As I heard the story related, the matter does not center around Mrs. Galt and Mrs. Peck. It indicates to me more as to how Louis Brandeis came to be appointed by Wilson to the U.S. Supreme Court. It centers around Louis Brandeis . . . and illustrates, allegedly so, politics at its best, not women. Woodrow Wilson was often referred to as “Peck’s Bad Boy” before 1913 (page 23) and also whatever the “wits” felt called upon to say about him. That title went back to his days at Princeton. It appeared that Mrs. Peck’s son allegedly got into some financial difficulties in Washington. He needed about $30,000 to get straightened out, but Mrs. Peck did not have that sum of money handy. She allegedly retained Samuel Untermeyer, a powerful New York lawyer, to represent her and help raise the money for her son. The events allegedly proceeded something like this:

An appointment was made at the White House and Mr. Untermeyer called upon President Wilson and presented his client’s case, saying that his client needed money and that for the sum of $250,000 she would return to President Wilson certain letters, or else dispose of them to others.
President Wilson . . . “I haven’t that kind of money, Mr. Untermeyer. Let me think it over. Let’s take up this matter again, say in a week or so, and I will see what I can do.”

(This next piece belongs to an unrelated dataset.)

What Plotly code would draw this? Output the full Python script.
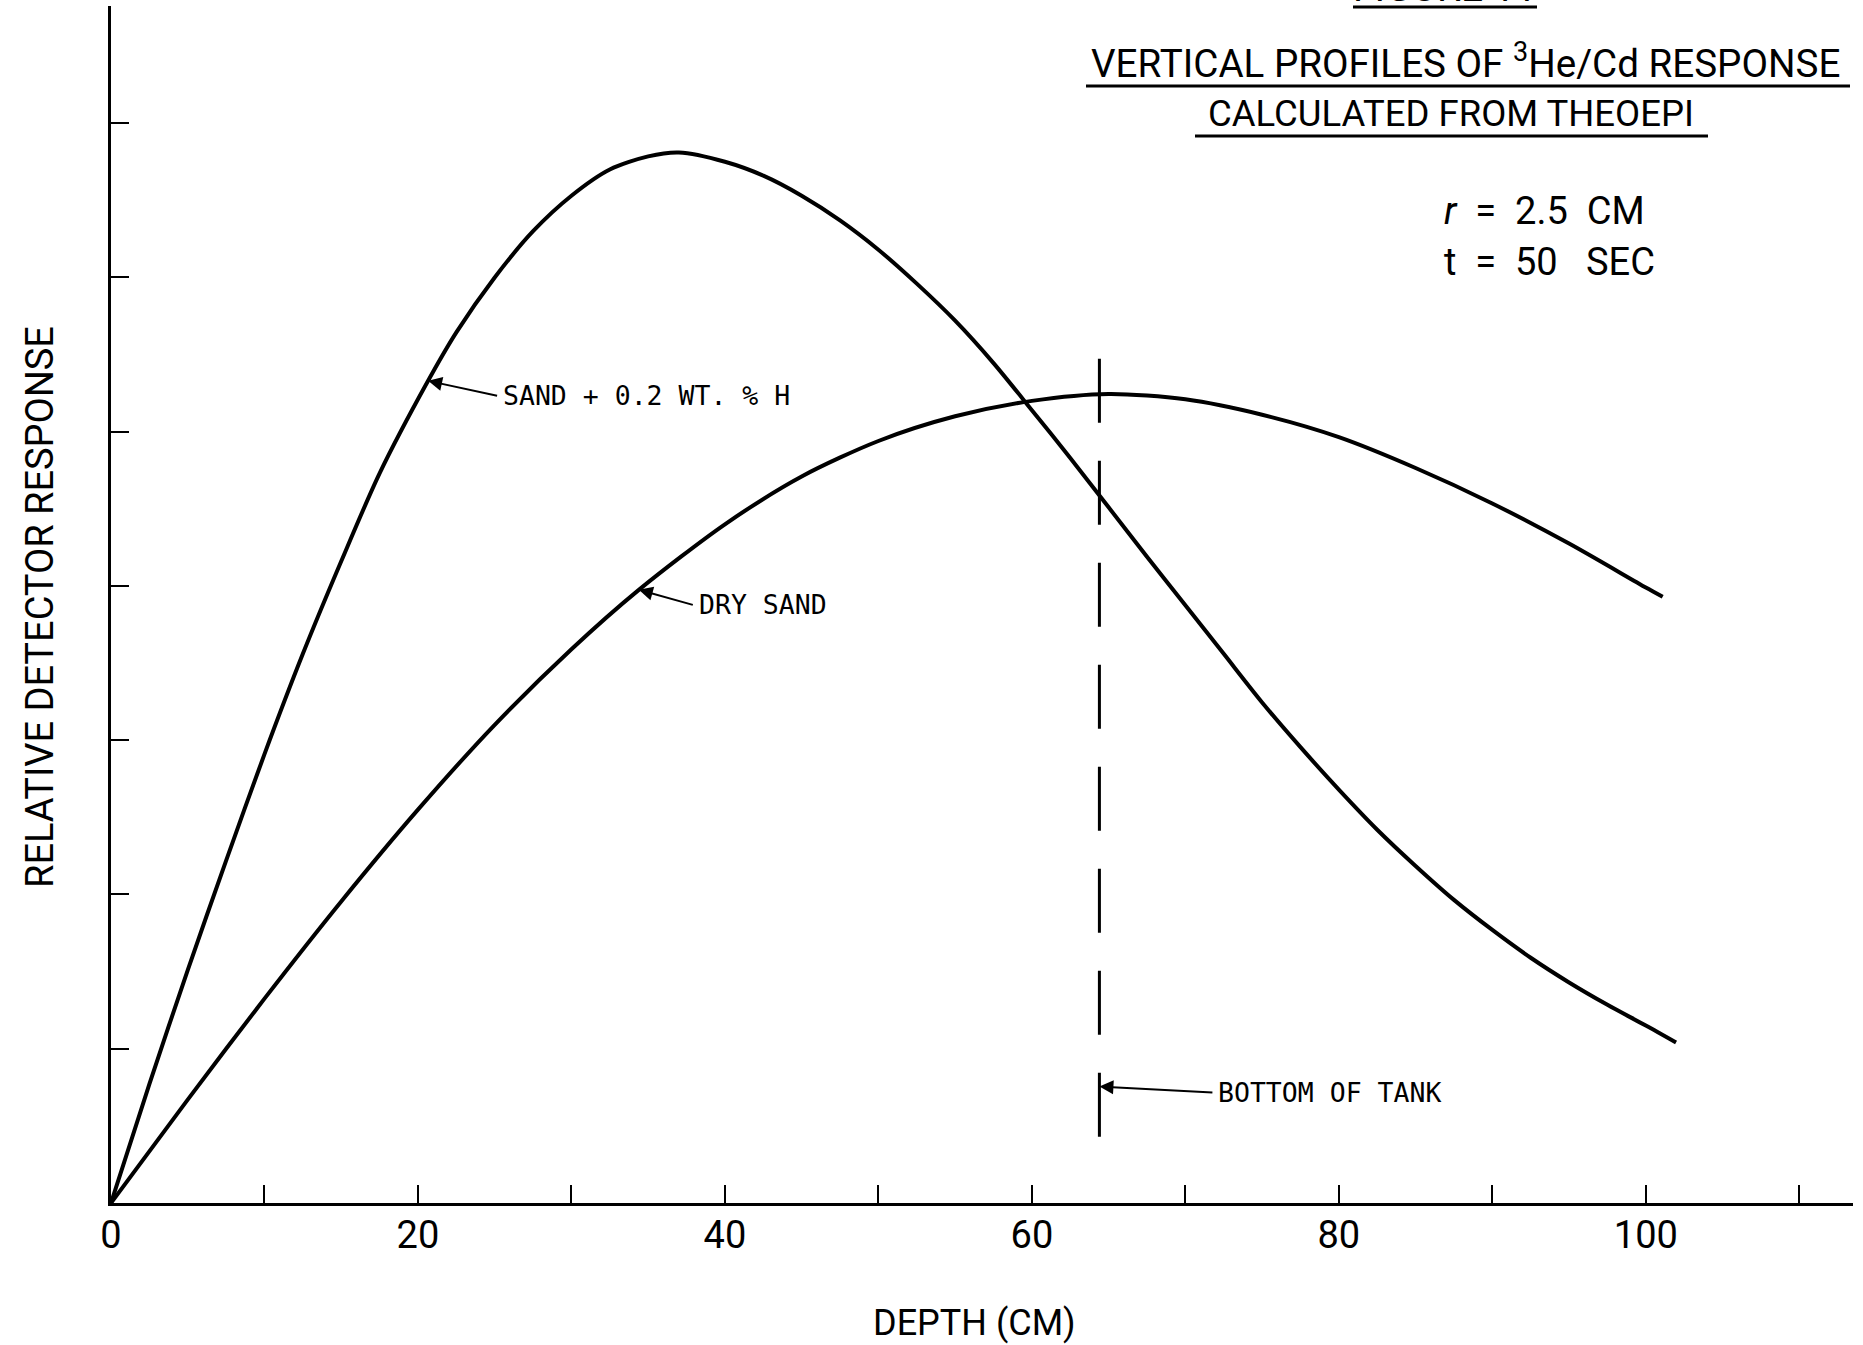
import plotly.graph_objects as go

# Relative detector response vs. depth (cm), calculated with THEOEPI
sand_h_depth = [0, 2.5, 5, 7.5, 10, 12.5, 15, 17.5, 20.66, 22.5, 25, 27.5, 30,
                32.5, 35, 37, 40, 42.5, 45, 47.5, 50, 52.5, 55, 57.5, 60, 62.5,
                65, 67.5, 70, 72.5, 75, 77.5, 80, 82.5, 85, 87.5, 90, 92.5, 95,
                97.5, 100, 101.97]
sand_h_resp = [0, 0.77, 1.51, 2.22, 2.91, 3.56, 4.16, 4.73, 5.33, 5.644, 6.00,
               6.30, 6.53, 6.70, 6.785, 6.81, 6.75, 6.66, 6.53, 6.37, 6.18, 5.96,
               5.72, 5.445, 5.14, 4.83, 4.51, 4.19, 3.875, 3.56, 3.245, 2.955,
               2.68, 2.42, 2.185, 1.965, 1.77, 1.59, 1.43, 1.285, 1.15, 1.04]

dry_depth = [0, 5, 10, 15, 20, 25, 30, 34.39, 40, 45, 50, 55, 60, 65, 70, 75,
             80, 85, 90, 95, 100, 101.1]
dry_resp = [0, 0.67, 1.325, 1.955, 2.55, 3.10, 3.59, 3.975, 4.40, 4.71, 4.94,
            5.10, 5.20, 5.245, 5.21, 5.11, 4.965, 4.765, 4.535, 4.275, 3.99, 3.93]

tank_bottom_depth = 64.4

x_major_ticks = [0, 20, 40, 60, 80, 100]
x_major_text = ["0", "20", "40", "60", "80", "100"]
x_minor_ticks = [10, 30, 50, 70, 90, 110]
y_tick_vals = [1, 2, 3, 4, 5, 6, 7]

W, H = 1863, 1345
ML, MR, MT, MB = 111, 10, 6, 142
PW, PH = W - ML - MR, H - MT - MB

SANS = "Roboto, Liberation Sans, sans-serif"
MONO = "DejaVu Sans Mono, Liberation Mono, monospace"


def px(xp):
    return (xp - ML) / PW


def py(yp):
    return (H - MB - yp) / PH


fig = go.Figure()
fig.add_trace(go.Scatter(x=sand_h_depth, y=sand_h_resp, mode="lines",
                         line=dict(color="black", width=4, shape="spline", smoothing=0.8),
                         name="SAND + 0.2 WT. % H", hoverinfo="skip"))
fig.add_trace(go.Scatter(x=dry_depth, y=dry_resp, mode="lines",
                         line=dict(color="black", width=4, shape="spline", smoothing=0.8),
                         name="DRY SAND", hoverinfo="skip"))

# bottom of tank marker (drawn upward so the dash pattern starts solid at the bottom)
fig.add_shape(type="line", xref="x", yref="y",
              x0=tank_bottom_depth, x1=tank_bottom_depth, y0=0.43, y1=5.60,
              line=dict(color="black", width=3, dash="64px,38px"))

annotations = []

# curve labels with arrows
label_font = dict(family=MONO, size=26.5, color="black")
arrow_style = dict(showarrow=True, arrowhead=2, arrowsize=1.4, arrowwidth=2,
                   arrowcolor="black", xanchor="left", yanchor="middle",
                   borderpad=5, font=label_font)
i_sand = sand_h_depth.index(20.66)
i_dry = dry_depth.index(34.39)
annotations.append(dict(x=sand_h_depth[i_sand], y=sand_h_resp[i_sand], xref="x", yref="y",
                        text="SAND + 0.2 WT. % H", ax=69, ay=15, **arrow_style))
annotations.append(dict(x=dry_depth[i_dry], y=dry_resp[i_dry], xref="x", yref="y",
                        text="DRY SAND", ax=54, ay=15, **arrow_style))
annotations.append(dict(x=tank_bottom_depth, y=0.755, xref="x", yref="y",
                        text="BOTTOM OF TANK", ax=113, ay=6, **arrow_style))


def note(xp, yp, text, size, xanchor="center", yanchor="middle", **kw):
    return dict(x=px(xp), y=py(yp), xref="paper", yref="paper", text=text,
                showarrow=False, xanchor=xanchor, yanchor=yanchor,
                font=dict(family=SANS, size=size, color="black"), **kw)


annotations += [
    note(1445, 13, "FIGURE 11", 39, yanchor="bottom"),
    note(1465, 88, "VERTICAL PROFILES OF <sup>3</sup>He/Cd RESPONSE", 38.6, yanchor="bottom"),
    note(1451, 113, "CALCULATED FROM THEOEPI", 36.5),
    note(1442, 211, "<i>r</i>  =  2.5  CM", 38, xanchor="left"),
    note(1442, 262, "t  =  50   SEC", 38, xanchor="left"),
    note(974, 1323, "DEPTH (CM)", 36),
    note(40, 607, "RELATIVE DETECTOR RESPONSE", 38, textangle=-90),
]

# title underlines
for x0, x1, yl in [(1353, 1537, 7), (1086, 1850, 86), (1195, 1708, 136)]:
    fig.add_shape(type="line", xref="paper", yref="paper",
                  x0=px(x0), x1=px(x1), y0=py(yl), y1=py(yl),
                  line=dict(color="black", width=3))

fig.update_layout(
    width=W, height=H,
    margin=dict(l=ML, r=MR, t=MT, b=MB, pad=0),
    paper_bgcolor="white", plot_bgcolor="white",
    showlegend=False,
    annotations=annotations,
    font=dict(family=SANS, color="black"),
)
fig.update_xaxes(range=[0, 113.5], showline=True, linewidth=3, linecolor="black",
                 ticks="inside", ticklen=18, tickwidth=2, tickcolor="black",
                 tickvals=x_major_ticks, ticktext=x_major_text,
                 minor=dict(tickvals=x_minor_ticks, ticks="inside", ticklen=18,
                            tickwidth=2, tickcolor="black", showgrid=False),
                 tickfont=dict(family=SANS, size=38, color="black"),
                 ticklabelstandoff=-4,
                 showgrid=False, zeroline=False, fixedrange=True)
fig.update_yaxes(range=[0, 7.76], showline=True, linewidth=3, linecolor="black",
                 ticks="inside", ticklen=18, tickwidth=2, tickcolor="black",
                 tickvals=y_tick_vals, showticklabels=False,
                 showgrid=False, zeroline=False, fixedrange=True)

fig.write_html("out.html", config={"displayModeBar": False})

Later, at the next meeting, Wilson continued, “Mr. Untermeyer, I cannot come up with $250,000, but I may be able to raise something like $100,000 if that would satisfy your client.”

Mr. Untermeyer “No, Mr. President, that would not satisfy my client, but I have just had an idea … and, well, perhaps, it might be developed into a happy solution. If you indicate to me that you will consider appointing Mr. Louis Brandeis to the Supreme Court, I will then discuss this unfortunate matter of the letters with friends of mine. They might be able to then arrange to settle this matter to the benefit of all parties concerned.”

President Wilson thought over the matter; so did Counsel Untermeyer and his friends. In due course, Louis Brandeis sat on the Supreme Court bench… Soon he was regarded by all as a very able Justice. In the world pro-Zionist movement, he proved an important aggressive figure and exerted great efforts in that connection, both here and abroad.